Adequate warning of the period for which smoke will be required must be given to overcome supply difficulties. Unexpectedly long smoke programmes meant that ammunition lorries had to come forward by day and casualties resulted.

(vi)

The smoke screen should be laid as near to the enemy as possible, to cause him the maximum inconvenience and to deny our troops the minimum of observation. This was not always remembered.

(vii)

To reduce wear on barrels and damage to recuperator systems, it is essential to rest one gun per troop or arrange for batteries to relieve each other during smoke programmes.

(viii)

The generators were not able to screen the bridges effectively all day. Their value was principally to reduce the number of hours in the day when the enemy could shell the bridges by observed shooting.
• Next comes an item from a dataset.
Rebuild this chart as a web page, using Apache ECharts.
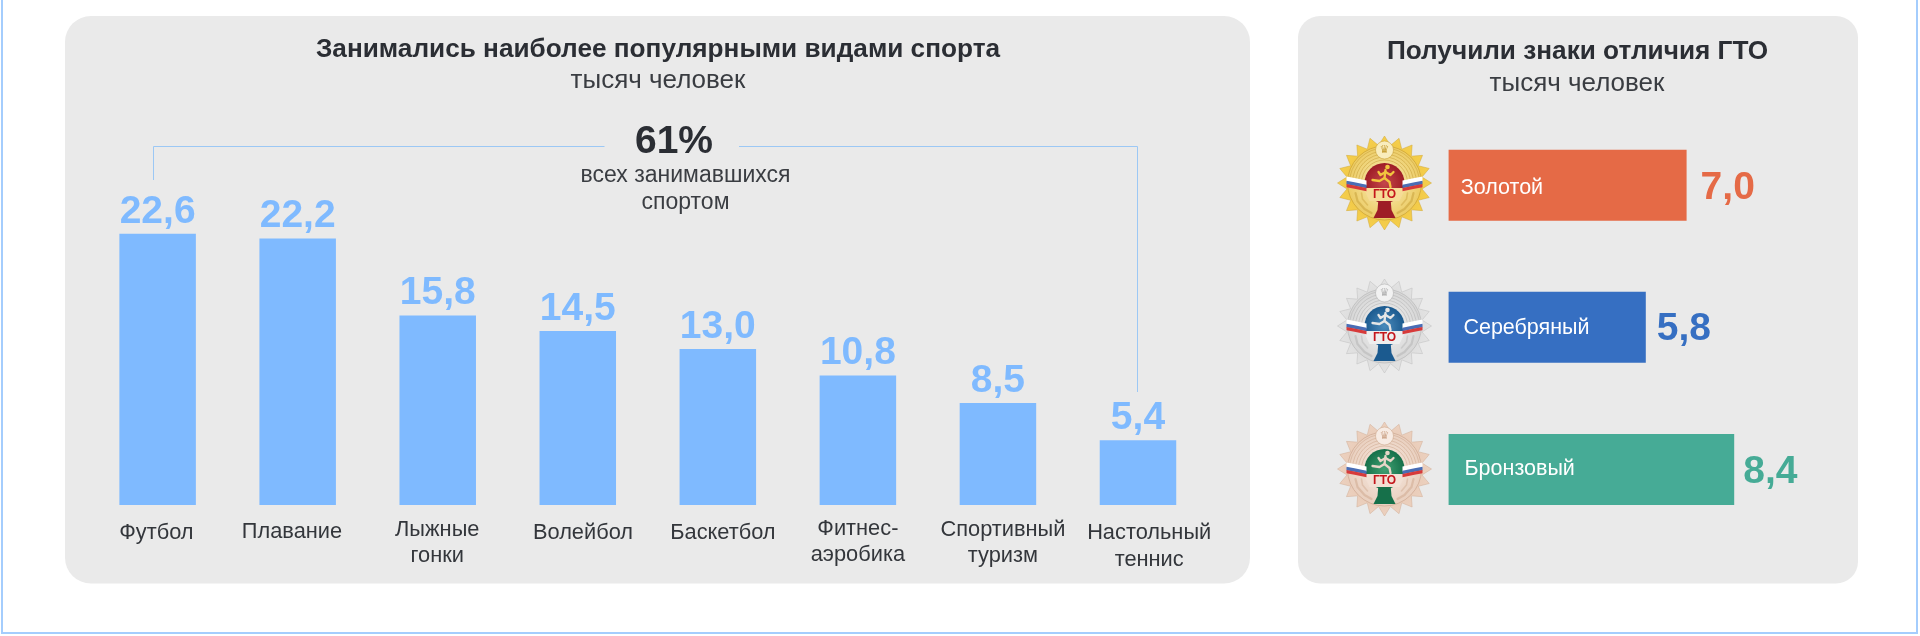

The smoke produced by the generators was superior to that of the guns or mortars but the generators were awkward to handle, they absorbed a large number of men in maintaining a screen, they had to be supplemented by artillery smoke when the wind changed and adjustments had to be made, and their emission points were mortared by the enemy, so that the operators needed good cover.

(g) Emergency Air Supply:

(i)

As it was daily hoped that supplies by porter would reach the isolated troops or that they would be relieved, the requests for air supply were invariably made when the aircraft were loaded with bombs and committed to other tasks. The reloading with supplies, the need to brief the pilots again and the packing of the containers often cost valuable flying time. Earlier requisitions were suggested.

(ii)

Standard packs with a single type of commodity were not satisfactory. The loss of one such container could have serious results. Hence composite packs containing ammunition, food, water and medical supplies were soon preferred.

(iii)

Of the two types of container used, the expendable petrol tank, dropped without a parachute, was suitable only for rations, but it fell more accurately from 50 feet. The padded canvas container, dropped by parachute, was often carried wide by air currents, but it was easier to locate. It was found that the padding could be advantageously replaced by socks, blankets and warm clothing.

(iv)

As the troops were isolated for some time and were using local wells, it was found wise to drop radio batteries, rum and water sterilising outfits.